# ford 5610



## jerryp (May 7, 2012)

can't read speed chart ,also have 30 inch tires instead of 34 need to calculate speed to spray


----------



## sixbales (May 18, 2011)

Strongly recommend that you get a GPS unit. It will provide you with very accurate ground speed - direct readout. 

You have two factors to adjust your ground speed to - 1) Engine RPM, and 2) Tire OD. Both of these should be direct ratio adjustments. But we also have to find a ground speed chart for your tractor to base adjustments upon.

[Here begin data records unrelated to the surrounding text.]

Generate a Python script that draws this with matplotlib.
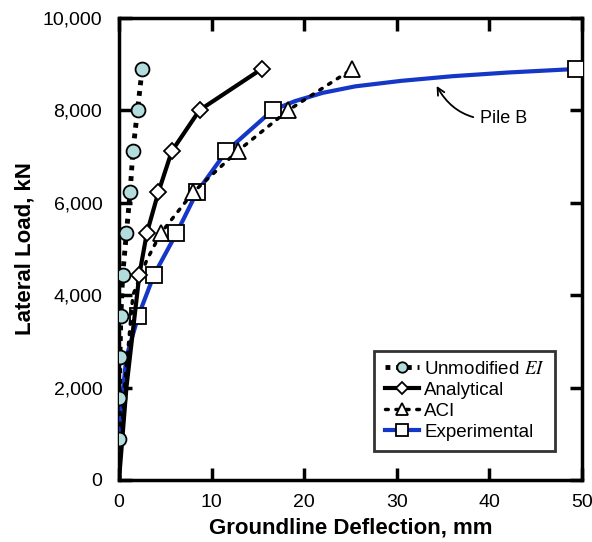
import numpy as np
import matplotlib.pyplot as plt

plt.rcParams['font.family'] = 'Liberation Sans'
plt.rcParams['mathtext.fontset'] = 'stix'

# loads in kN (200 kip steps)
unmod_load = [0, 890, 1779, 2669, 3558, 4448, 5338, 6227, 7117, 8006, 8896]
unmod_defl = [0, 0.0, 0.05, 0.1, 0.2, 0.4, 0.8, 1.2, 1.5, 2.0, 2.5]

anal_load = [0, 2000, 4448, 5338, 6227, 7117, 8006, 8896]
anal_defl = [0, 0.8, 2.2, 3.0, 4.25, 5.7, 8.7, 15.4]

aci_load = [0, 2000, 4000, 4760, 5338, 6227, 7117, 8006, 8896]
aci_defl = [0, 0.6, 1.5, 3.0, 4.5, 8.0, 12.8, 18.3, 25.2]

exp_load = [0, 890, 1779, 2669, 3558, 4448, 5338, 6227, 7117, 8006,
            8200, 8380, 8520, 8640, 8740, 8820, 8896]
exp_defl = [0, 0.1, 0.35, 0.8, 2.1, 3.8, 6.2, 8.4, 11.6, 16.6,
            19.0, 22.0, 25.5, 30.5, 36.0, 42.0, 49.3]
exp_marks = [4, 5, 6, 7, 8, 9, 16]

fig = plt.figure(figsize=(5.92, 5.42), dpi=100)
ax = fig.add_axes([119/592, 62/542, 463/592, 462/542])

blue = '#1537c8'
ax.plot(exp_defl, exp_load, color=blue, lw=3, marker='s', ms=11,
        mfc='white', mec='black', mew=1.3, markevery=exp_marks,
        label='Experimental', zorder=3)
ax.plot(aci_defl, aci_load, color='black', lw=2.5, ls=(0, (0.8, 2.2)),
        dash_capstyle='round', marker='^', ms=11, mfc='white', mec='black',
        mew=1.3, markevery=[4, 5, 6, 7, 8], label='ACI', zorder=4)
ax.plot(anal_defl, anal_load, color='black', lw=3, marker='D', ms=8,
        mfc='white', mec='black', mew=1.3, markevery=[2, 3, 4, 5, 6, 7],
        label='Analytical', zorder=5)
ax.plot(unmod_defl, unmod_load, color='black', lw=3.5, ls=(0, (1, 1.2)),
        marker='o', ms=10, mfc='#b3dcdc', mec='black', mew=1.3,
        markevery=list(range(1, 11)), label='Unmodified $\\mathit{EI}$',
        zorder=6)

ax.set_xlim(0, 50)
ax.set_ylim(0, 10000)
ax.set_xticks(np.arange(0, 51, 10))
ax.set_yticks(np.arange(0, 10001, 2000))
ax.set_yticklabels(['{:,}'.format(v) for v in range(0, 10001, 2000)])
ax.tick_params(direction='in', length=9, width=2.5, labelsize=14,
               top=True, right=True)
ax.tick_params(axis='x', pad=10)
ax.tick_params(axis='y', pad=12)
for s in ax.spines.values():
    s.set_linewidth(2.5)

ax.set_xlabel('Groundline Deflection, mm', fontsize=16, fontweight='bold',
              labelpad=5)
ax.set_ylabel('Lateral Load, kN', fontsize=16, fontweight='bold',
              labelpad=5)

ax.annotate('Pile B', xy=(34.3, 8530), xytext=(39.0, 7830),
            fontsize=13, va='center', ha='left',
            arrowprops=dict(arrowstyle='->', color='black', lw=1.3,
                            connectionstyle='arc3,rad=-0.35',
                            shrinkA=3, shrinkB=0))

h, l = ax.get_legend_handles_labels()
leg = ax.legend(h[::-1], l[::-1], loc='lower right',
                bbox_to_anchor=(0.942, 0.063), fontsize=13.5,
                frameon=True, fancybox=False, edgecolor='black',
                handlelength=1.8, handletextpad=0.3, labelspacing=0.2,
                borderpad=0.55, borderaxespad=0, markerscale=0.75)
leg.get_frame().set_linewidth(2)

fig.savefig('out.png', dpi=100)
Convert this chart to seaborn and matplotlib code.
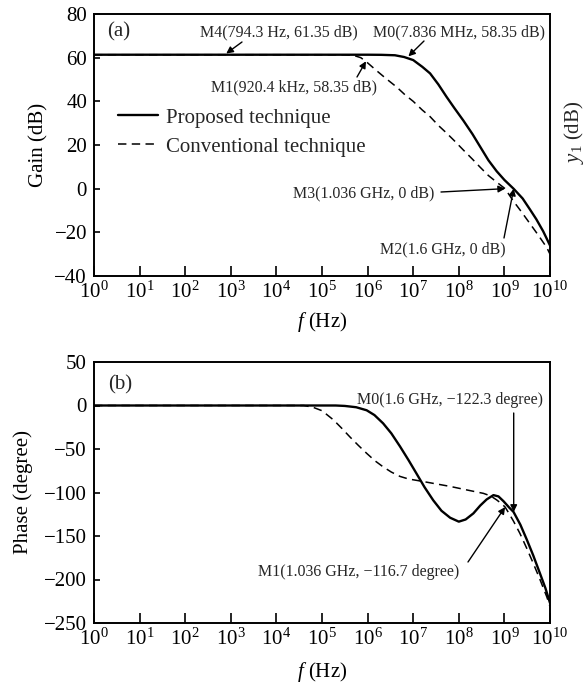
import numpy as np
import pandas as pd
import matplotlib
matplotlib.use("Agg")
import matplotlib.pyplot as plt
from matplotlib.ticker import NullLocator, FixedLocator
import seaborn as sns

# ---------------- data (log10 of frequency in Hz) ----------------
gain_prop_logf = [0, 1, 2, 3, 4, 5, 6, 6.3, 6.6, 6.8, 7.0, 7.2, 7.37, 7.55, 7.73, 7.9,
                  8.1, 8.3, 8.46, 8.65, 8.83, 9.0, 9.2, 9.4, 9.56, 9.7, 9.85, 10]
gain_prop_db = [61.35, 61.35, 61.35, 61.35, 61.35, 61.35, 61.35, 61.3, 61.1, 60.3, 58.9, 55.8,
                52.8, 47.8, 42.1, 37.0, 31.2, 25.0, 19.5, 13.0, 8.0, 4.0, 0.0, -4.5,
                -9.5, -14.0, -19.5, -26.0]

gain_conv_logf = [0, 1, 2, 3, 4, 5, 5.5, 5.7, 5.85, 5.96, 6.2, 6.4, 6.64, 6.82, 7.0, 7.2,
                  7.37, 7.55, 7.73, 7.9, 8.1, 8.3, 8.46, 8.65, 8.83, 9.015, 9.19, 9.37,
                  9.56, 9.75, 9.93, 10]
gain_conv_db = [61.35, 61.35, 61.35, 61.35, 61.35, 61.35, 61.3, 61.0, 60.0, 58.35, 54.0, 50.5,
                46.5, 43.0, 40.0, 36.0, 33.0, 29.0, 25.5, 22.0, 17.7, 13.5, 10.0, 6.0,
                3.0, 0.0, -5.5, -10.5, -16.0, -21.5, -27.0, -30.0]

phase_prop_logf = [0, 1, 2, 3, 4, 5, 5.3, 5.5, 5.75, 5.98, 6.15, 6.34, 6.52, 6.71, 6.9, 7.07,
                   7.25, 7.44, 7.62, 7.81, 8.0, 8.15, 8.32, 8.47, 8.61, 8.76, 8.87, 8.98,
                   9.1, 9.2, 9.35, 9.49, 9.63, 9.78, 9.9, 10]
phase_prop_deg = [0, 0, 0, 0, 0, 0, 0, -0.5, -2, -5.5, -11, -20.5, -32, -47, -63, -78,
                  -94, -109, -121, -129, -133.5, -131, -124, -115, -108, -103, -104.5, -110,
                  -117, -122.3, -137, -154, -172, -193, -210, -227]

phase_conv_logf = [0, 1, 2, 3, 4, 4.6, 4.8, 5.0, 5.25, 5.43, 5.61, 5.8, 5.98, 6.16, 6.34,
                   6.52, 6.71, 6.9, 7.07, 7.44, 7.81, 8.17, 8.54, 8.7, 8.83, 8.94, 9.015,
                   9.1, 9.2, 9.34, 9.48, 9.63, 9.78, 9.93, 10]
phase_conv_deg = [0, 0, 0, 0, 0, 0, -2, -6, -16.5, -26, -36, -46, -55, -63.5, -70.5,
                  -76.5, -81.5, -84.5, -86, -89.5, -93, -97, -101, -104, -108.5, -113, -116.7,
                  -124, -133, -147, -163, -181, -200, -220, -231]

series_labels = ["Proposed technique", "Conventional technique"]
x_tick_exponents = list(range(0, 11))
gain_ticks = [-40, -20, 0, 20, 40, 60, 80]
phase_ticks = [-250, -200, -150, -100, -50, 0, 50]

# ---------------- style ----------------
sns.set_theme(style="ticks")
plt.rcParams["font.family"] = ["Liberation Serif", "DejaVu Serif"]
plt.rcParams["mathtext.fontset"] = "custom"
plt.rcParams["mathtext.rm"] = "Liberation Serif"
plt.rcParams["mathtext.it"] = "Liberation Serif:italic"
plt.rcParams["axes.unicode_minus"] = True

W, H = 586, 687
fig = plt.figure(figsize=(W / 100, H / 100), dpi=100)
fig.patch.set_facecolor("white")


def fig_frac(px, py):
    return (px / W, 1 - py / H)


ax1 = fig.add_axes([94 / W, 1 - 276 / H, (550 - 94) / W, (276 - 14) / H])
ax2 = fig.add_axes([94 / W, 1 - 623 / H, (550 - 94) / W, (623 - 362) / H])

df_gp = pd.DataFrame({"f": np.power(10.0, gain_prop_logf), "v": gain_prop_db})
df_gc = pd.DataFrame({"f": np.power(10.0, gain_conv_logf), "v": gain_conv_db})
df_pp = pd.DataFrame({"f": np.power(10.0, phase_prop_logf), "v": phase_prop_deg})
df_pc = pd.DataFrame({"f": np.power(10.0, phase_conv_logf), "v": phase_conv_deg})

solid_kw = dict(color="black", linewidth=1.7)
dash_kw = dict(color="black", linewidth=1.1, linestyle=(0, (5.5, 3.5)))

sns.lineplot(data=df_gp, x="f", y="v", ax=ax1, label=series_labels[0], **solid_kw)
sns.lineplot(data=df_gc, x="f", y="v", ax=ax1, label=series_labels[1], **dash_kw)
sns.lineplot(data=df_pp, x="f", y="v", ax=ax2, **solid_kw)
sns.lineplot(data=df_pc, x="f", y="v", ax=ax2, **dash_kw)

for ax, yt, ylim in [(ax1, gain_ticks, (-40, 80)), (ax2, phase_ticks, (-250, 50))]:
    ax.set_xscale("log")
    ax.set_xlim(1, 1e10)
    ax.set_ylim(*ylim)
    ax.xaxis.set_major_locator(FixedLocator([10.0 ** e for e in x_tick_exponents]))
    ax.set_xticklabels([r"$10^{%d}$" % e for e in x_tick_exponents])
    ax.xaxis.set_minor_locator(NullLocator())
    ax.set_yticks(yt)
    ax.tick_params(axis="x", direction="in", length=7, width=1.2, pad=4,
                   labelsize=15, top=False, colors="black")
    ax.tick_params(axis="y", direction="in", length=4.5, width=1.2, pad=5,
                   labelsize=15, right=False, colors="black")
    for s in ax.spines.values():
        s.set_linewidth(1.4)
        s.set_color("black")
        s.set_visible(True)
    ax.set_xlabel(r"$f$ (Hz)", fontsize=15, color="black")
    ax.set_facecolor("white")

ax1.set_ylabel("Gain (dB)", fontsize=15, color="black")
ax2.set_ylabel("Phase (degree)", fontsize=15, color="black")
ax1.yaxis.set_label_coords(-0.099, 0.5)
ax2.yaxis.set_label_coords(-0.134, 0.5)
ax1.xaxis.set_label_coords(0.5, -0.13)
ax2.xaxis.set_label_coords(0.5, -0.142)

leg = ax1.legend(loc="upper left", bbox_to_anchor=((118 - 94) / 456, 1 - (108 - 14) / 262),
                 frameon=False, fontsize=15, handlelength=1.9, handletextpad=0.4,
                 borderpad=0, borderaxespad=0, labelspacing=0.45)

# panel labels
fig.text(*fig_frac(107, 32), "(a)", fontsize=15, ha="left", va="center")
fig.text(*fig_frac(108, 385), "(b)", fontsize=15, ha="left", va="center")
fig.text(*fig_frac(574, 132), r"$y_1$ (dB)", fontsize=15, ha="center", va="center", rotation=90)

# annotations
ann_fs = 11.5
arrow = dict(arrowstyle="-|>", color="black", lw=1.0, mutation_scale=10, shrinkA=0, shrinkB=0)


def mark(ax, text, text_px, head, tail_px):
    fig.text(*fig_frac(*text_px), text, fontsize=ann_fs, ha="center", va="center")
    ax.annotate("", xy=head, xycoords="data", xytext=fig_frac(*tail_px),
                textcoords="figure fraction", arrowprops=arrow)


mark(ax1, "M4(794.3 Hz, 61.35 dB)", (279, 32), (794.3, 61.9), (242, 42))
mark(ax1, "M0(7.836 MHz, 58.35 dB)", (459, 32), (7.836e6, 60.6), (424, 41))
mark(ax1, "M1(920.4 kHz, 58.35 dB)", (294, 87), (920.4e3, 58.35), (357, 77))
mark(ax1, "M3(1.036 GHz, 0 dB)", (364, 193), (1.036e9, 0), (441, 192))
mark(ax1, "M2(1.6 GHz, 0 dB)", (443, 249), (1.6e9, 0), (504, 238))
mark(ax2, "M0(1.6 GHz, \u2212122.3 degree)", (450, 400), (1.6e9, -122.3), (513.7, 413))
mark(ax2, "M1(1.036 GHz, \u2212116.7 degree)", (359, 572), (1.036e9, -116.7), (468, 562))

fig.savefig("out.png", dpi=100, facecolor="white")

The smaller wheels will cause a speed reduction but if you need to know what your approximate speed is then your dealer can probably get you a different groundspeed/gear decal made for the smaller tire size.


----------



## Intotractors (Apr 19, 2010)

Engine speed should be set correct to give 540 at the PTO using the hand throttle only.

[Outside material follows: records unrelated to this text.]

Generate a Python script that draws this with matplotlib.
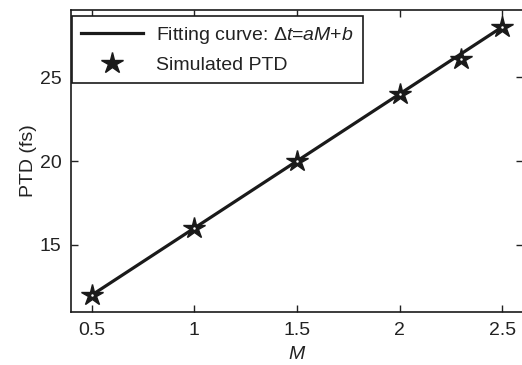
import matplotlib
matplotlib.use('Agg')
import matplotlib.pyplot as plt

plt.rcParams['font.family'] = ['Liberation Sans', 'DejaVu Sans']
plt.rcParams['mathtext.fontset'] = 'custom'
plt.rcParams['mathtext.rm'] = 'Liberation Sans'
plt.rcParams['mathtext.it'] = 'Liberation Sans:italic'

# simulated points
M = [0.5, 1.0, 1.5, 2.0, 2.3, 2.5]
ptd = [12.0, 16.0, 20.0, 24.0, 26.1, 28.0]

# fitting line end points
fit_M = [0.5, 2.5]
fit_ptd = [12.0, 28.0]

xticks = [0.5, 1, 1.5, 2, 2.5]
xticklabels = ['0.5', '1', '1.5', '2', '2.5']
yticks = [15, 20, 25]

fs = 14
fig = plt.figure(figsize=(5.22, 3.65), dpi=100)
ax = fig.add_axes([71 / 522, 1 - 312 / 365, 452 / 522, 302 / 365])

ax.plot(fit_M, fit_ptd, color='#1a1a1a', lw=2.3,
        label=r'Fitting curve: $\Delta t$=$aM$+$b$')
ax.plot(M, ptd, ls='none', marker='*', ms=16, mfc='#1a1a1a', mec='#1a1a1a',
        mew=1, label='Simulated PTD')
# little white dot in the star centres
ax.plot(M, ptd, ls='none', marker='o', ms=1.8, mfc='white', mec='none')

ax.set_xlim(0.4, 2.6)
ax.set_ylim(11, 29)
ax.set_xticks(xticks)
ax.set_xticklabels(xticklabels)
ax.set_yticks(yticks)
ax.tick_params(direction='in', length=5, width=1, top=True, right=True,
               labelsize=fs, pad=7, colors='#222222')
for s in ax.spines.values():
    s.set_linewidth(1.2)
    s.set_color('#1a1a1a')

ax.set_xlabel('$M$', fontsize=fs, labelpad=5, color='#222222')
ax.set_ylabel('PTD (fs)', fontsize=fs, labelpad=2, color='#222222')

leg = ax.legend(loc='upper left', bbox_to_anchor=(0.002, 0.98), borderaxespad=0,
                fontsize=fs, fancybox=False, framealpha=1, edgecolor='#1a1a1a',
                handlelength=3.2, handletextpad=0.7, labelspacing=0.55,
                borderpad=0.45, labelcolor='#222222')
leg.get_frame().set_linewidth(1.2)

fig.savefig('out.png', dpi=100)
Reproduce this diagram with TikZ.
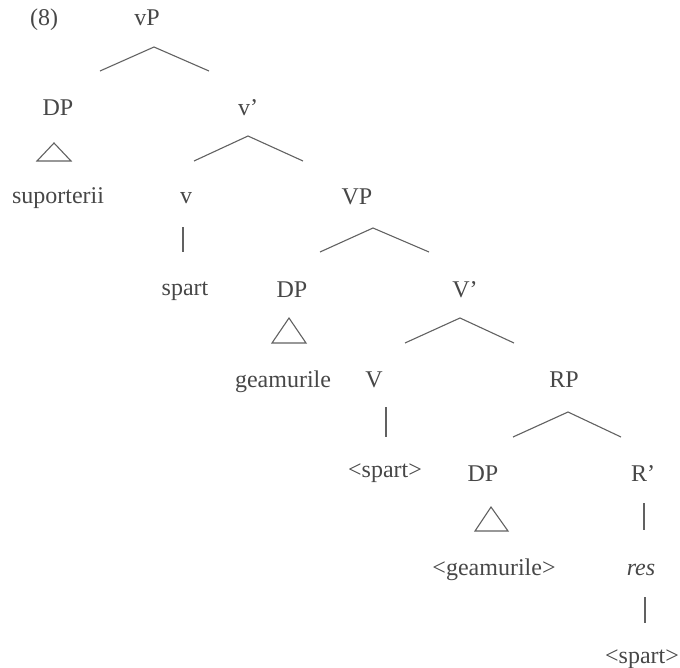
\documentclass[tikz,border=0pt]{standalone}
\usepackage{fontspec}
\setmainfont{Liberation Serif}
\begin{document}
\begin{tikzpicture}[x=1pt,y=-1pt,
  lab/.style={anchor=base,inner sep=0pt,text=black!72,font=\fontsize{24}{28}\selectfont},
  br/.style={draw=black!62,line width=1.1pt},
  tri/.style={draw=black!62,line width=1.1pt,line join=miter}]
\useasboundingbox (0,0) rectangle (680,667);
% labels
\node[lab] (ex) at (44,25) {(8)};
\node[lab] (vP) at (147,25) {vP};
\node[lab] (DP1) at (58,115) {DP};
\node[lab] (vbar) at (248,115) {v’};
\node[lab] (sup) at (58,203) {suporterii};
\node[lab] (v) at (186,203) {v};
\node[lab] (VP) at (357,204) {VP};
\node[lab] (spart1) at (185,295) {spart};
\node[lab] (DP2) at (292,297) {DP};
\node[lab] (Vbar) at (465,297) {V’};
\node[lab] (geam) at (283,387) {geamurile};
\node[lab] (V) at (374,387) {V};
\node[lab] (RP) at (564,387) {RP};
\node[lab] (spart2) at (385,477) {<spart>};
\node[lab] (DP3) at (483,481) {DP};
\node[lab] (Rbar) at (643,481) {R’};
\node[lab] (geam2) at (494,575) {<geamurile>};
\node[lab] (res) at (641,575) {\itshape res};
\node[lab] (spart3) at (642,663) {<spart>};
% branch points
\coordinate (a1) at (154,47);  \coordinate (l1) at (100,71);  \coordinate (r1) at (209,71);
\coordinate (a2) at (248,136); \coordinate (l2) at (194,161); \coordinate (r2) at (303,161);
\coordinate (a3) at (373,228); \coordinate (l3) at (320,252); \coordinate (r3) at (429,252);
\coordinate (a4) at (460,318); \coordinate (l4) at (405,343); \coordinate (r4) at (514,343);
\coordinate (a5) at (568,412); \coordinate (l5) at (513,437); \coordinate (r5) at (621,437);
\draw[br] (l1) -- (a1) -- (r1);
\draw[br] (l2) -- (a2) -- (r2);
\draw[br] (l3) -- (a3) -- (r3);
\draw[br] (l4) -- (a4) -- (r4);
\draw[br] (l5) -- (a5) -- (r5);
% triangles
\draw[tri] (54,143) -- (71,161) -- (37,161) -- cycle;
\draw[tri] (289,318) -- (306,343) -- (272,343) -- cycle;
\draw[tri] (491,507) -- (508,531) -- (475,531) -- cycle;
% unary bars
\coordinate (b1t) at (183,227); \coordinate (b1b) at (183,252);
\coordinate (b2t) at (386,407); \coordinate (b2b) at (386,437);
\coordinate (b3t) at (644,503); \coordinate (b3b) at (644,530);
\coordinate (b4t) at (645,597); \coordinate (b4b) at (645,623);
\draw[br] (b1t) -- (b1b);
\draw[br] (b2t) -- (b2b);
\draw[br] (b3t) -- (b3b);
\draw[br] (b4t) -- (b4b);
\end{tikzpicture}
\end{document}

Using the sprayer fully loaded and two marker poles at exactly 100m apart and a rolling start and finish technique accurately measure time taken to cover this distance for both up and down hill with a stopwatch. 

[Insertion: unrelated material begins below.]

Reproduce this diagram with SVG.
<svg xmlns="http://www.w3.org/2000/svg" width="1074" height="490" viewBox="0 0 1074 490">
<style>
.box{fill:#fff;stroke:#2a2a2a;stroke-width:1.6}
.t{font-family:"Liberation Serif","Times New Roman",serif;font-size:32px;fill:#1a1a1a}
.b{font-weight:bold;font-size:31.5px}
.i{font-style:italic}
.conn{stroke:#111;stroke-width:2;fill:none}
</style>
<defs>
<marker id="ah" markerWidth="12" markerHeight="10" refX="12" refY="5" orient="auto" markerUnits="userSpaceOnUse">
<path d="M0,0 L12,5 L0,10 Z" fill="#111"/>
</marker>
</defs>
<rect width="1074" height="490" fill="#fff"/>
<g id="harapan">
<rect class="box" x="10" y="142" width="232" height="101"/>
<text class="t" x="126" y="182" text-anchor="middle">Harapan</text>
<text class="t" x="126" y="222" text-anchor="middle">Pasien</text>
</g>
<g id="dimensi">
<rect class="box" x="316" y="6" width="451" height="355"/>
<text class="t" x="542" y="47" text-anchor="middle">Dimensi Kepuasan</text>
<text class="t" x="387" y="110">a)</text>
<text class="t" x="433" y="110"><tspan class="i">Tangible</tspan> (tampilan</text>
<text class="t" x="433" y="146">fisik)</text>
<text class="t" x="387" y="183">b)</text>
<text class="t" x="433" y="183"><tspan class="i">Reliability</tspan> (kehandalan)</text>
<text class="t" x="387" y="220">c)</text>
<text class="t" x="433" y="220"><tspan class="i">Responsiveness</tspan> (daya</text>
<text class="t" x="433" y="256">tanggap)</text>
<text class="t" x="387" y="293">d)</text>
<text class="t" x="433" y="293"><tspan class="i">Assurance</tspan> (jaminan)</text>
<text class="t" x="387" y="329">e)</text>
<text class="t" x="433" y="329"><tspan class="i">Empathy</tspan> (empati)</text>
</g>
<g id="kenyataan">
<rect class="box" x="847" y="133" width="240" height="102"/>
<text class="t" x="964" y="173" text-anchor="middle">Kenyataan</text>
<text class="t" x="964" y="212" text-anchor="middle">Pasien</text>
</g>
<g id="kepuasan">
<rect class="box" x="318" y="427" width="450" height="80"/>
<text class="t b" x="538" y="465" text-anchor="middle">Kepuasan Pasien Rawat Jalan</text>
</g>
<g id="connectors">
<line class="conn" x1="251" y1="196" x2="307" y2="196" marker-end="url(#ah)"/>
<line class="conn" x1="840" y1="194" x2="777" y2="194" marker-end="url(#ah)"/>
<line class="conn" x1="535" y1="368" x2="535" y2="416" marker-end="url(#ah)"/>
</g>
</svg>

Average your times. Divide 360 by your average time and result is your actual speed in Kilometers per hour. Record your results for later use or different gears 

Note 
-8kph = 5mph. This is plenty fast enough in small fields or where there are various obstacles - big, flat, open fields and you might work twice as fast!
If you have significant slopes to cope with watch the tractor revs carefully. They should not differ by more than 100revs either up or downhill

Example: 
Average time taken to cover 100m in field conditions: 41.3sec.

Actual speed kph = 360 divide 41.3secs = 8.71kph

Hope this helps


----------